◆ Problem details ◆
Write out, word for word, every line from the first one through the line that holds "0.0408, 0.0206, 0.0101];", and nothing else; skip the pictures.

☆ ☆ ☆ ☆ ☆ ☆ ☆

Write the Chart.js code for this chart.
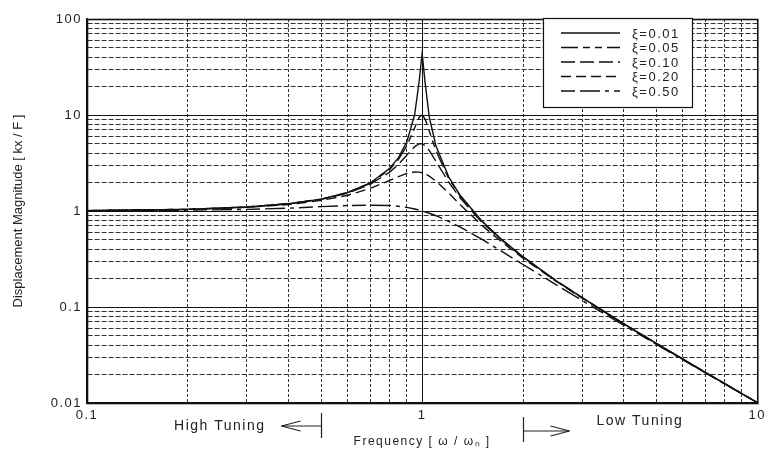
<!DOCTYPE html>
<html>
<head>
<meta charset="utf-8">
<script src="https://cdn.jsdelivr.net/npm/chart.js@4.4.1/dist/chart.umd.min.js"></script>
<style>
  html, body { margin: 0; padding: 0; background: #fff; }
  #wrap { width: 771px; height: 451px; }
</style>
</head>
<body>
<div id="wrap"><canvas id="chart"></canvas></div>
<script>
// frequency ratio w/wn (x) and magnitudes kx/F
const freq = [0.1, 0.2, 0.3, 0.4, 0.5, 0.6, 0.7, 0.8, 0.85, 0.9, 0.95, 0.98, 1, 1.02, 1.05, 1.1, 1.2, 1.3, 1.5, 1.7, 2, 2.5, 3, 4, 5, 7, 10];
const zeta001 = [1.01, 1.04, 1.10, 1.19, 1.33, 1.56, 1.96, 2.78, 3.60, 5.24, 10.1, 22.6, 44, 22.1, 9.56, 4.74, 2.27, 1.45, 0.800, 0.529, 0.333, 0.190, 0.125, 0.0667, 0.0417, 0.0208, 0.0101];
const zeta005 = [1.01, 1.04, 1.10, 1.19, 1.33, 1.56, 1.94, 2.71, 3.45, 4.76, 7.35, 9.46, 10, 9.12, 6.82, 4.22, 2.19, 1.42, 0.794, 0.527, 0.333, 0.190, 0.125, 0.0666, 0.0417, 0.0208, 0.0101];
const zeta010 = [1.01, 1.04, 1.10, 1.19, 1.32, 1.54, 1.89, 2.54, 3.07, 3.82, 4.68, 5.00, 5.00, 4.81, 4.28, 3.29, 2.00, 1.36, 0.778, 0.521, 0.330, 0.190, 0.125, 0.0666, 0.0416, 0.0208, 0.0101];
const zeta020 = [1.01, 1.04, 1.09, 1.17, 1.29, 1.46, 1.72, 2.08, 2.28, 2.46, 2.55, 2.54, 2.50, 2.44, 2.31, 2.05, 1.54, 1.16, 0.721, 0.498, 0.322, 0.187, 0.124, 0.0663, 0.0415, 0.0208, 0.0101];
const zeta050 = [1.00, 1.02, 1.04, 1.07, 1.11, 1.14, 1.15, 1.14, 1.12, 1.09, 1.05, 1.02, 1.00, 0.980, 0.948, 0.893, 0.782, 0.680, 0.512, 0.393, 0.277, 0.172, 0.117, 0.0644, 0.0408, 0.0206, 0.0101];

const seriesLabels = ['ξ=0.01', 'ξ=0.05', 'ξ=0.10', 'ξ=0.20', 'ξ=0.50'];
const seriesValues = [zeta001, zeta005, zeta010, zeta020, zeta050];
const seriesDash = [[], [17, 5, 7, 5, 7, 5], [14, 5], [10, 5], [14, 5, 20, 5, 4, 5]];

const xTicks = [0.1, 0.2, 0.3, 0.4, 0.5, 0.6, 0.7, 0.8, 0.9, 1, 2, 3, 4, 5, 6, 7, 8, 9, 10];
const yTicks = [0.01, 0.02, 0.03, 0.04, 0.05, 0.06, 0.07, 0.08, 0.09,
                0.1, 0.2, 0.3, 0.4, 0.5, 0.6, 0.7, 0.8, 0.9,
                1, 2, 3, 4, 5, 6, 7, 8, 9,
                10, 20, 30, 40, 50, 60, 70, 80, 90, 100];
const xDecades = [0.1, 1, 10];
const yDecades = [0.01, 0.1, 1, 10, 100];

const FONT = '"Liberation Sans", Arial, sans-serif';
const INK = '#222';

let align = (px) => Math.round(px - 0.5) + 0.5;

let line = (ctx, x1, y1, x2, y2) => {
  ctx.beginPath();
  ctx.moveTo(x1, y1);
  ctx.lineTo(x2, y2);
  ctx.stroke();
};

const decor = {
  id: 'decor',
  beforeLayout(chart) { chart.ctx.letterSpacing = '1.5px'; },
  beforeDraw(chart) { chart.ctx.letterSpacing = '1.5px'; },
  beforeDatasetsDraw(chart) {
    // solid decade lines over the dashed minor grid
    const { ctx, chartArea: a, scales: { x, y } } = chart;
    ctx.save();
    ctx.strokeStyle = '#111';
    ctx.lineWidth = 1;
    ctx.setLineDash([]);
    xDecades.forEach(v => { const px = align(x.getPixelForValue(v)); line(ctx, px, a.top, px, a.bottom); });
    yDecades.forEach(v => { const py = align(y.getPixelForValue(v)); line(ctx, a.left, py, a.right, py); });
    ctx.lineWidth = 1.6;
    ctx.strokeRect(align(a.left), align(a.top), a.right - a.left, a.bottom - a.top);
    ctx.restore();
  },
  afterDraw(chart) {
    const { ctx, chartArea: a, scales: { x } } = chart;
    ctx.save();
    ctx.setLineDash([]);

    // legend box
    const bx = 543.5, by = 18.5, bw = 149, bh = 89;
    ctx.fillStyle = '#fff';
    ctx.fillRect(bx, by, bw, bh);
    ctx.strokeStyle = '#111';
    ctx.lineWidth = 1.2;
    ctx.strokeRect(bx, by, bw, bh);
    ctx.font = '13px ' + FONT;
    ctx.textBaseline = 'middle';
    ctx.textAlign = 'left';
    chart.data.datasets.forEach((ds, i) => {
      const ry = 33 + i * 14.5;
      ctx.strokeStyle = ds.borderColor;
      ctx.lineWidth = ds.borderWidth;
      ctx.setLineDash(ds.borderDash);
      line(ctx, 561, ry, 620, ry);
      ctx.setLineDash([]);
      ctx.fillStyle = INK;
      ctx.fillText(ds.label, 632, ry + 1);
    });

    // tuning annotations
    ctx.strokeStyle = '#222';
    ctx.lineWidth = 1.2;
    const xl = align(x.getPixelForValue(0.5));
    const xr = align(x.getPixelForValue(2));
    line(ctx, xl, 413, xl, 438);
    line(ctx, xl, 426, xl - 40, 426);
    line(ctx, xl - 40, 426, xl - 21, 421);
    line(ctx, xl - 40, 426, xl - 21, 431);
    line(ctx, xr, 417, xr, 442);
    line(ctx, xr, 431, xr + 46, 431);
    line(ctx, xr + 46, 431, xr + 27, 426);
    line(ctx, xr + 46, 431, xr + 27, 436);
    ctx.fillStyle = INK;
    ctx.font = '14px ' + FONT;
    ctx.textAlign = 'right';
    ctx.fillText('High Tuning', xl - 56, 426);
    ctx.textAlign = 'left';
    ctx.fillText('Low Tuning', xr + 73, 421);

    // y axis title
    ctx.letterSpacing = '0px';
    ctx.font = '13px ' + FONT;
    ctx.translate(18, (a.top + a.bottom) / 2);
    ctx.rotate(-Math.PI / 2);
    ctx.textAlign = 'center';
    ctx.fillText('Displacement Magnitude [ kx / F ]', 0, 0);
    ctx.restore();
  }
};

const datasets = seriesLabels.map((label, i) => ({
  label: label,
  data: freq.map((f, j) => ({ x: f, y: seriesValues[i][j] })),
  borderColor: '#111',
  borderWidth: 1.4,
  borderDash: seriesDash[i],
  pointRadius: 0,
  tension: 0,
  fill: false,
}));

const ctx = document.getElementById('chart').getContext('2d');

const chart = new Chart(ctx, {
  type: 'line',
  data: { datasets: datasets },
  plugins: [decor],
  options: {
    responsive: true,
    maintainAspectRatio: false,
    animation: false,
    layout: { padding: { left: 0, top: 19, right: 13, bottom: 0 } },
    plugins: {
      legend: { display: false },
      tooltip: { enabled: false },
    },
    scales: {
      x: {
        type: 'logarithmic',
        min: 0.1,
        max: 10,
        afterBuildTicks: (s) => { s.ticks = xTicks.map(v => ({ value: v })); },
        afterFit: (s) => { s.height = 48; },
        grid: { color: '#333', lineWidth: 1, drawTicks: false },
        border: { display: true, color: '#111', width: 1.6, dash: [3, 2] },
        ticks: {
          autoSkip: false,
          maxRotation: 0,
          padding: 5,
          color: INK,
          font: { family: FONT, size: 13 },
          callback: (v) => xDecades.includes(v) ? String(v) : '',
        },
        title: {
          display: true,
          text: 'Frequency [ ω / ωₙ ]',
          color: INK,
          font: { family: FONT, size: 12 },
          padding: { top: 0, bottom: 2 },
        },
      },
      y: {
        type: 'logarithmic',
        min: 0.01,
        max: 100,
        afterBuildTicks: (s) => { s.ticks = yTicks.map(v => ({ value: v })); },
        afterFit: (s) => { s.width = 87; },
        grid: { color: '#333', lineWidth: 1, drawTicks: false },
        border: { display: true, color: '#111', width: 1.6, dash: [5, 2] },
        ticks: {
          autoSkip: false,
          padding: 5,
          color: INK,
          font: { family: FONT, size: 13 },
          callback: (v) => yDecades.includes(v) ? String(v) : '',
        },
      },
    },
  },
});
</script>
</body>
</html>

☆ ☆ ☆ ☆ ☆ ☆ ☆

◆ Answer to the problem ◆
Write the Chart.js code for this chart.
<!DOCTYPE html>
<html>
<head>
<meta charset="utf-8">
<script src="https://cdn.jsdelivr.net/npm/chart.js@4.4.1/dist/chart.umd.min.js"></script>
<style>
  html, body { margin: 0; padding: 0; background: #fff; }
  #wrap { width: 771px; height: 451px; }
</style>
</head>
<body>
<div id="wrap"><canvas id="chart"></canvas></div>
<script>
// frequency ratio w/wn (x) and magnitudes kx/F
const freq = [0.1, 0.2, 0.3, 0.4, 0.5, 0.6, 0.7, 0.8, 0.85, 0.9, 0.95, 0.98, 1, 1.02, 1.05, 1.1, 1.2, 1.3, 1.5, 1.7, 2, 2.5, 3, 4, 5, 7, 10];
const zeta001 = [1.01, 1.04, 1.10, 1.19, 1.33, 1.56, 1.96, 2.78, 3.60, 5.24, 10.1, 22.6, 44, 22.1, 9.56, 4.74, 2.27, 1.45, 0.800, 0.529, 0.333, 0.190, 0.125, 0.0667, 0.0417, 0.0208, 0.0101];
const zeta005 = [1.01, 1.04, 1.10, 1.19, 1.33, 1.56, 1.94, 2.71, 3.45, 4.76, 7.35, 9.46, 10, 9.12, 6.82, 4.22, 2.19, 1.42, 0.794, 0.527, 0.333, 0.190, 0.125, 0.0666, 0.0417, 0.0208, 0.0101];
const zeta010 = [1.01, 1.04, 1.10, 1.19, 1.32, 1.54, 1.89, 2.54, 3.07, 3.82, 4.68, 5.00, 5.00, 4.81, 4.28, 3.29, 2.00, 1.36, 0.778, 0.521, 0.330, 0.190, 0.125, 0.0666, 0.0416, 0.0208, 0.0101];
const zeta020 = [1.01, 1.04, 1.09, 1.17, 1.29, 1.46, 1.72, 2.08, 2.28, 2.46, 2.55, 2.54, 2.50, 2.44, 2.31, 2.05, 1.54, 1.16, 0.721, 0.498, 0.322, 0.187, 0.124, 0.0663, 0.0415, 0.0208, 0.0101];
const zeta050 = [1.00, 1.02, 1.04, 1.07, 1.11, 1.14, 1.15, 1.14, 1.12, 1.09, 1.05, 1.02, 1.00, 0.980, 0.948, 0.893, 0.782, 0.680, 0.512, 0.393, 0.277, 0.172, 0.117, 0.0644, 0.0408, 0.0206, 0.0101];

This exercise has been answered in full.